Em meio ao tumulto
Tentaram fazer uma morte em meio à movimentação popular. E isso não foi à toa e é muito grave
Os momentos mais graves das violências que se seguiram às passeatas estão sob uma nebulosidade espessa. Ou assim se encobre o que a Polícia Civil e a PM já sabem a respeito, ou se encobre a falta de ação das duas polícias para saber, a respeito, o legalmente indispensável.
Desde junho, todos os tumultos que se seguiram às passeatas incluíram ferros, pedras, paus e fogo, mas tiros só apareceram no dia 15 de outubro. Na Cinelândia carioca.
Às 8h30 da noite, um rapaz teve os dois braços atingidos por dois ou pelo mesmo tiro, não chegou a perceber. Rodrigo Lacerda, estudante de 18 anos, estava com um amigo em um grupo que, no extremo do tumulto já bastante violento, apedrejava um ônibus da PM aparentemente vazio. Socorristas voluntários lhe deram o primeiro atendimento e mais tarde foi levado para uma clínica particular, onde passou pela primeira cirurgia. Já precisou de outras duas.
Não foi identificado pelo rapaz, nem pelos circunstantes próximos, o lugar de origem dos tiros. Outros tiros deram oportunidade a um registro também posto sob a nebulosidade. Em suas imagens do tumulto, a Globo e a GloboNews exibiram a ação de dois homens que se revezavam no disparo de pistolas, e recuavam, escondendo-se, depois do tiro. Estavam junto às paredes de uma esquina.
As imagens foram exibidas quase como um flash, com locução apenas descritiva do já evidente. Nenhuma referência à localização, conhecida, é claro, por quem testemunhou e gravou os atiradores.

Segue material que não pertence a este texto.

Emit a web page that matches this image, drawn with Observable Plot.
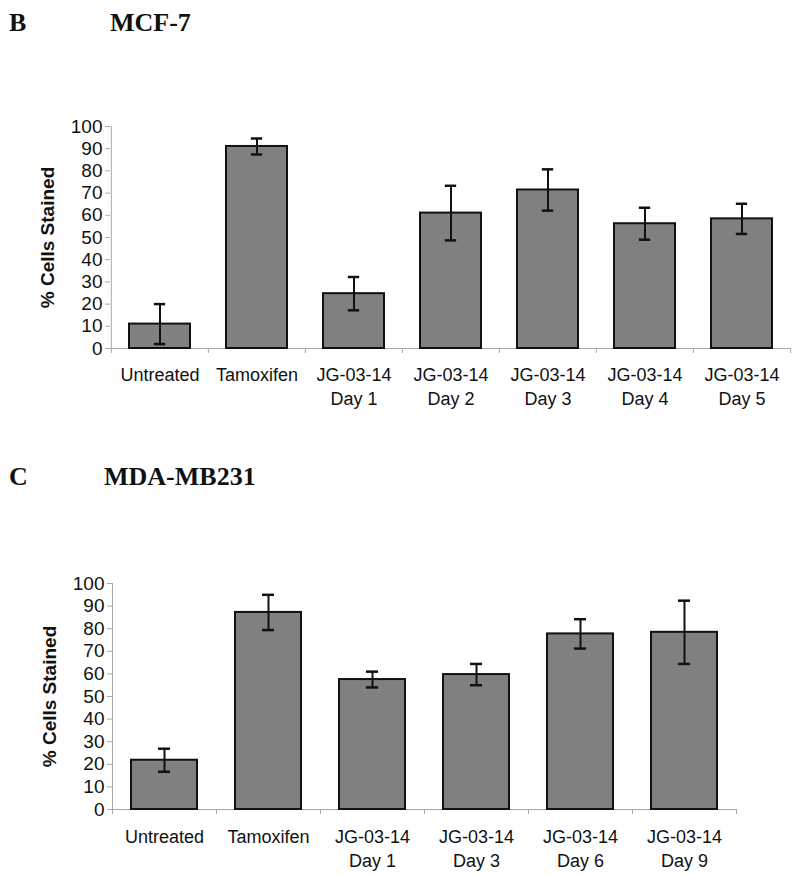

A entrada de Rodrigo na clínica foi seguida, com poucas horas de intervalo, de três levas de PMs, ao menos duas delas de oficiais do chamado serviço reservado. Não seria por acaso. Como não foi outra presença policial, na manhã seguinte: a do delegado Orlando Zaccone, da 15ª DP, na Gávea. Ou seja, não o delegado da área onde se deu o crime, como seria normal, mas o da região da clínica onde Rodrigo estava.
É típico do jornalismo brasileiro o desacompanhamento de fatos que ainda se desenrolam, ou mal começaram. Seja por tal tipicidade antijornalística ou por outra influência, os tiros na Cinelândia e o ocorrido a Rodrigo Lacerda ficaram só na notícia inicial, dada mínima e precariamente. A cena dos atiradores não suscitou outra exibição, com os merecidos questionamentos. O delegado Orlando Zaccone, que antes fizera o desmentido da morte do pobre Amarildo por bandidos, foi transferido há pouco da prestigiosa Gávea para o distante subúrbio de Ricardo de Albuquerque, sem dar sequer sinal público de alguma providência sobre o caso que o levou a procurar Rodrigo.
Um incidente banal na Cinelândia, portanto. Mas tiros que acertam braços são tiros dirigidos ao tronco. Tentativa de homicídio. Mais um qualquer, outra bala a esmo?
Tentaram fazer uma morte em meio à movimentação popular. E isso não foi à toa e é muito grave. Não é incidente para se perder no silêncio e no esquecimento.
O CORREÇÃO
Textos assinados só podem ser alterados pelo autor ou com sua autorização. É o que diz o jornalismo, pela simples razão prática de que sobre o autor, e não sobre outro que o altere, recaem os efeitos entre o ridículo e o ilegal.
Em nota na edição de terça passada, sobre correções das correções na polêmica das biografias, escrevi "a" Última Hora, "a" UH e "à" UH. Foram publicados "o" Última Hora, "o" UH e "ao" UH. Ah, é por ser "o" jornal Última Hora? Em dezenas de anos noFolha, só vi chamarem o Folha, dito ou escrito, pelo vexaminoso "a" Folha.
Está feita a correção da correção da correção.